Not so fast, ECOtality says: The suit charges the PUC with handing NRG “a monopoly over the nascent market in California” because the investment will result in the creation of 1,200 electric vehicle charging stations throughout the state — and NRG’s ownership of an electric vehicle charging network provider, eVgo, makes the deal monopolistic, ECOtality claims.

“This so-called ‘punishment’ is like a restaurant failing a health inspection then being given an exclusive franchise to open and operate every restaurant in the city, subsidized by public funds,” said ECOtality CEO Jonathan Read in a statement (the company did not respond to GreenBiz.com’s request for comment).
The settlement with the PUC stems from the California power crisis of the early 2000s, and includes $20 million in punitive damages from NRG. Dynegy Energy, a company purchased by NRG in 2006, played a role the price-gouging scandal during that time. (Dynegy paid $281 million to California ratepayers as part of an earlier settlement in the energy scandal.)

The Makings of a Monopoly?
The devil may or may not be in the details of the settlement. Among the requirements the PUC placed on NRG is the installation of at least 200 “level 2” EV charging stations (which use 480 volts and offer faster charging than “level 1” chargers, which can take many hours to recharge an exhausted battery).
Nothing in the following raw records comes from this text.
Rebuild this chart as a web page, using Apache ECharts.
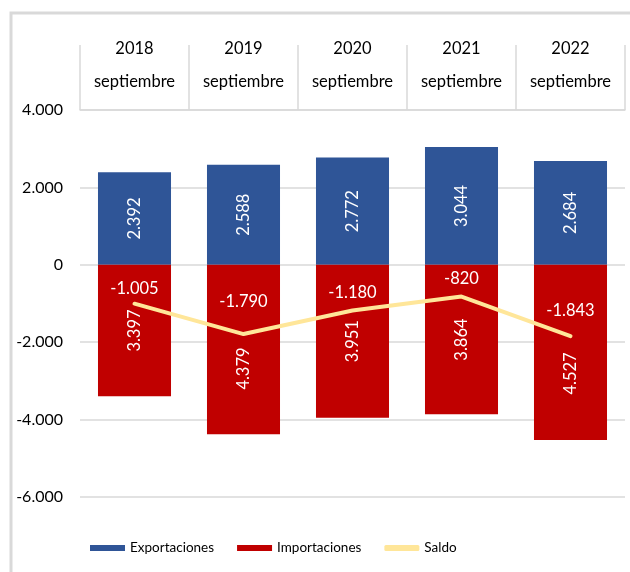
<!DOCTYPE html>
<html>
<head>
<meta charset="utf-8">
<script src="https://cdn.jsdelivr.net/npm/echarts@6/dist/echarts.min.js"></script>
<style>
html,body{margin:0;padding:0;background:#fff;}
#c{width:630px;height:572px;}
</style>
</head>
<body>
<div id="c"></div>
<script>
const years = ['2018','2019','2020','2021','2022'];
const months = ['septiembre','septiembre','septiembre','septiembre','septiembre'];
const exportaciones = [2392, 2588, 2772, 3044, 2684];
const importaciones = [-3397, -4379, -3951, -3864, -4527];
const saldo = [-1005, -1790, -1180, -820, -1843];
const yTicks = { min: -6000, max: 4000, interval: 2000 };
// label placement tweaks (style only)
const saldoLabelGap = [6, 24, 9, 9, 17];
const impLabelShift = [0, 19, 0, 0, 21];

function fmt(v){
  const s = Math.abs(Math.round(v)).toString().replace(/\B(?=(\d{3})+(?!\d))/g, '.');
  return (v < 0 ? '-' : '') + s;
}
const FONT = 'Lato, "Open Sans", sans-serif';
const cats = years.map((y,i)=> y + '\n' + months[i]);

const chart = echarts.init(document.getElementById('c'), null, {renderer:'canvas'});
chart.setOption({
  animation: false,
  backgroundColor: '#fff',
  textStyle: { fontFamily: FONT },
  graphic: [{
    type: 'rect', z: -10,
    shape: { x: 11, y: 13, width: 660, height: 620 },
    style: { fill: 'none', stroke: '#d9d9d9', lineWidth: 3 }
  }],
  grid: { left: 80, right: 5, top: 110, bottom: 75 },
  legend: {
    bottom: 12, left: 85,
    itemWidth: 35, itemHeight: 6, itemGap: 23,
    textStyle: { fontFamily: FONT, fontSize: 13.5, color: '#000' },
    data: [
      { name: 'Exportaciones', icon: 'rect' },
      { name: 'Importaciones', icon: 'rect' },
      { name: 'Saldo', icon: 'roundRect' }
    ]
  },
  xAxis: {
    type: 'category', position: 'top', data: cats,
    axisLine: { onZero: false, lineStyle: { color: '#d9d9d9', width: 1.5 } },
    axisTick: { show: true, length: 65, interval: 0, lineStyle: { color: '#d9d9d9', width: 1.5 } },
    axisLabel: { interval: 0, margin: 12, fontSize: 16.5, lineHeight: 33, color: '#000', fontFamily: FONT }
  },
  yAxis: {
    type: 'value', min: yTicks.min, max: yTicks.max, interval: yTicks.interval,
    axisLine: { show: false }, axisTick: { show: false },
    splitLine: { lineStyle: { color: '#d9d9d9', width: 1.5 } },
    axisLabel: { formatter: fmt, fontSize: 16, color: '#000', margin: 17, fontFamily: FONT }
  },
  series: [
    {
      name: 'Exportaciones', type: 'bar', data: exportaciones, barWidth: '67%', barGap: '-100%',
      itemStyle: { color: '#2F5597' },
      label: { show: true, position: 'inside', rotate: 90, color: '#fff', fontSize: 16.5, fontFamily: FONT,
        formatter: p => fmt(Math.abs(p.value)) }
    },
    {
      name: 'Importaciones', type: 'bar', barWidth: '67%', barGap: '-100%',
      data: importaciones.map((v,i)=>({ value: v, label: { offset: [-impLabelShift[i], 0] } })),
      itemStyle: { color: '#C00000' },
      label: { show: true, position: 'inside', rotate: 90, color: '#fff', fontSize: 16.5, fontFamily: FONT,
        formatter: p => fmt(Math.abs(p.value)) }
    },
    {
      name: 'Saldo', type: 'line', z: 5,
      data: saldo.map((v,i)=>({ value: v, label: { distance: saldoLabelGap[i] } })),
      symbol: 'circle', symbolSize: 0.5, showSymbol: true,
      lineStyle: { color: '#FFE699', width: 4, cap: 'round' },
      itemStyle: { color: '#FFE699' },
      label: { show: true, position: 'top', color: '#fff', fontSize: 16.5, fontFamily: FONT,
        formatter: p => fmt(p.value) }
    }
  ]
});
</script>
</body>
</html>
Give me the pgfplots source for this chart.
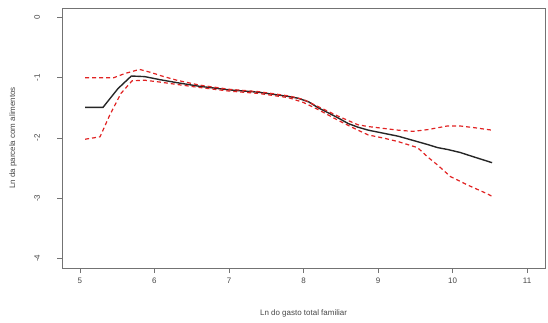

But the settlement also requires NRG to spend $40 million to install 10,000 “make-ready stubs” in at least 1,000 locations across the state. These stubs are essentially ready-wired EV charger hook-ups awaiting the final charger module, which any company can theoretically install.
However, the settlement gives NRG the right to choose many of these locations, and gives the company exclusivity over these make-ready stubs for the 18 months following their installation. That means it can decide to install a charging station there — or not — and select the vendor for the charging hardware for each of these sites during that time. This is where PUC crossed the line, ECOtality claims.
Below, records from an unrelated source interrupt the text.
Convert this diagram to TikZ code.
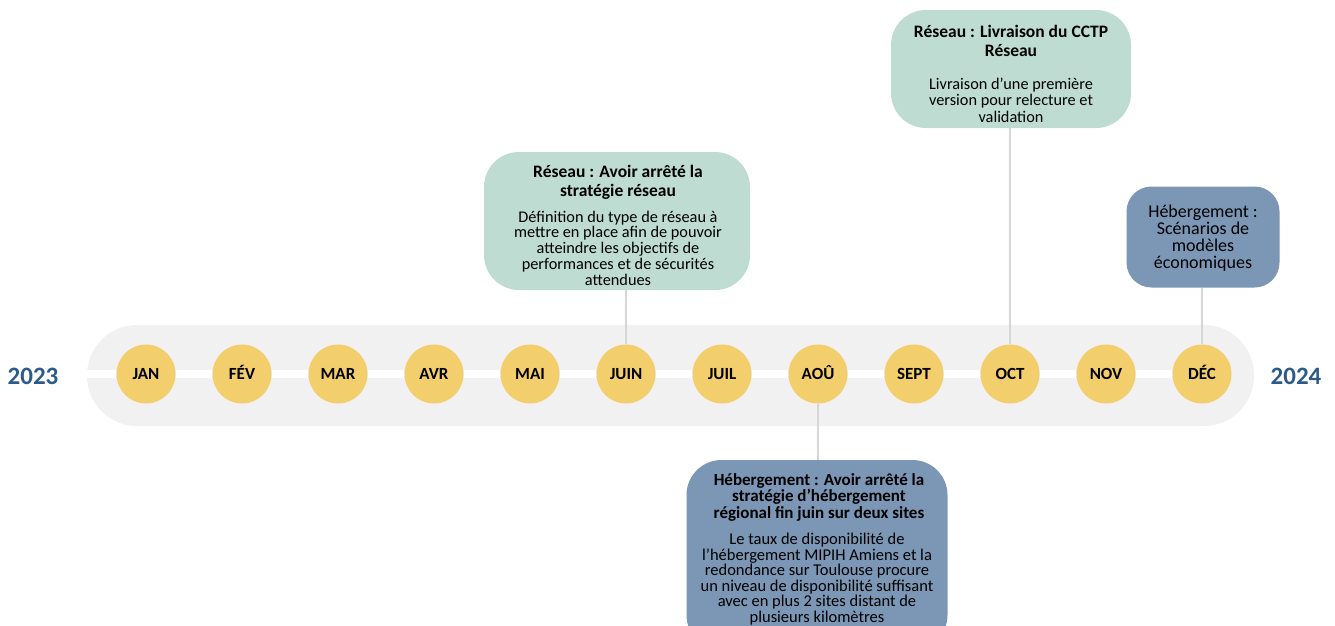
\documentclass[tikz,border=0pt]{standalone}
\usepackage{fontspec}
\setmainfont{Carlito}
\definecolor{bandgray}{HTML}{F1F1F1}
\definecolor{monthyellow}{HTML}{F2CE6C}
\definecolor{boxgreen}{HTML}{BEDCD1}
\definecolor{boxblue}{HTML}{7B97B5}
\definecolor{yearblue}{HTML}{2C5A8A}
\definecolor{linkgray}{HTML}{D6D6D6}
\tikzset{
  month/.style={circle, fill=monthyellow, minimum size=59pt, inner sep=0pt,
    text height=11pt, text depth=0pt, font=\fontsize{17}{18}\selectfont\bfseries},
  year/.style={text=yearblue, font=\fontsize{25}{28}\selectfont\bfseries},
  evbox/.style={rectangle, rounded corners=35pt, draw=none},
  evtitle/.style={align=center, font=\fontsize{17.5}{19}\selectfont\bfseries},
  evbody/.style={align=center, font=\fontsize{16.3}{15.8}\selectfont},
  link/.style={draw=linkgray, line width=1.3pt}
}
\begin{document}
\begin{tikzpicture}[x=1pt, y=-1pt]
\useasboundingbox (0,0) rectangle (1335,625);

% frise
\fill[bandgray, rounded corners=50pt] (87,325) rectangle (1254,426);
\coordinate (lstart) at (87,374);

\foreach \m [count=\i] in {JAN,FÉV,MAR,AVR,MAI,JUIN,JUIL,AOÛ,SEPT,OCT,NOV,DÉC}
  \node[month] (m\i) at ({146+96*(\i-1)},374) {\m};

\draw[white, line width=8pt] (lstart) -- (m1.west);
\foreach \i [evaluate=\i as \j using int(\i+1)] in {1,...,11}
  \draw[white, line width=8pt] (m\i.east) -- (m\j.west);

\node[year] (y1) at (33,376) {2023};
\node[year] (y2) at (1296,376) {2024};

% jalons
\node[evbox, fill=boxgreen, minimum width=266pt, minimum height=138pt] (e1) at (617,221) {};
\node[evtitle] (t1) at (618,182) {Réseau : Avoir arrêté la\\stratégie réseau};
\node[evbody] (b1) at (618,248) {Définition du type de réseau à\\mettre en place afin de pouvoir\\atteindre les objectifs de\\performances et de sécurités\\attendues};

\node[evbox, fill=boxgreen, minimum width=240pt, minimum height=118pt] (e2) at (1011,69) {};
\node[evtitle] (t2) at (1011,41) {Réseau : Livraison du CCTP\\Réseau};
\node[evbody, font=\fontsize{16.3}{16.5}\selectfont] (b2) at (1011,100) {Livraison d’une première\\version pour relecture et\\validation};

\node[evbox, fill=boxblue, rounded corners=25pt, minimum width=153pt, minimum height=101pt] (e3) at (1203,237) {};
\node[evtitle, font=\fontsize{18}{17}\selectfont] (t3) at (1203,238) {Hébergement :\\Scénarios de\\modèles\\économiques};

\node[evbox, fill=boxblue, minimum width=261pt, minimum height=190pt] (e4) at (817,555) {};
\node[evtitle, font=\fontsize{17}{16.5}\selectfont\bfseries] (t4) at (819,497) {Hébergement : Avoir arrêté la\\stratégie d’hébergement\\régional fin juin sur deux sites};
\node[evbody, font=\fontsize{16.5}{15.5}\selectfont] (b4) at (817,579) {Le taux de disponibilité de\\l'hébergement MIPIH Amiens et la\\redondance sur Toulouse procure\\un niveau de disponibilité suffisant\\avec en plus 2 sites distant de\\plusieurs kilomètres};

\draw[link] (m6.north) -- (m6.north |- e1.south);
\draw[link] (m10.north) -- (m10.north |- e2.south);
\draw[link] (m12.north) -- (m12.north |- e3.south);
\draw[link] (m8.south) -- (m8.south |- e4.north);

\end{tikzpicture}
\end{document}
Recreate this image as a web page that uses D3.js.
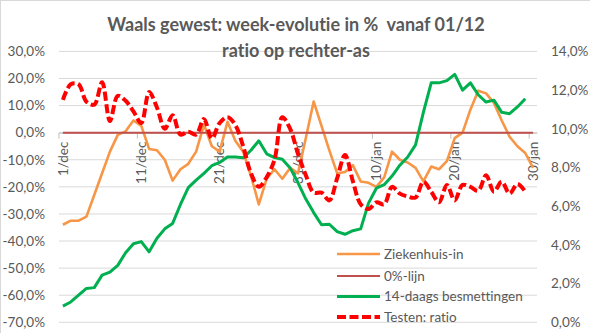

By requiring that NRG make a $102.5 million investment in the California EV charging infrastructure, the lawsuit also contents that the PUC “intervened outside of its authority in the private marketplace by endorsing one of multiple competitors.” The suit calls for the settlement’s implementation to be halted.

Both the PUC and NRG have separately issued letters opposing the suit. They claim that the suit should be dismissed for a number of reasons, including a failure by ECOtality to make specific claims on how the settlement would cause it immediate and direct financial harm. The PUC also claims that because the Federal Energy Regulatory Commission is still reviewing the agreement, ECOtality is asking the court for relief that is beyond its jurisdiction.

But John Gartner, senior analyst at Pike Research, points to some other contentious elements of the NRG settlement. “Forcing NRG to pay for the installation of the EV infrastructure sounds, in theory, like it would be a good deal for Californians and could potentially excite interest in the [EV charging] equipment market. However, the way the settlement is structured it does have the potential to be anti-competitive,” he says.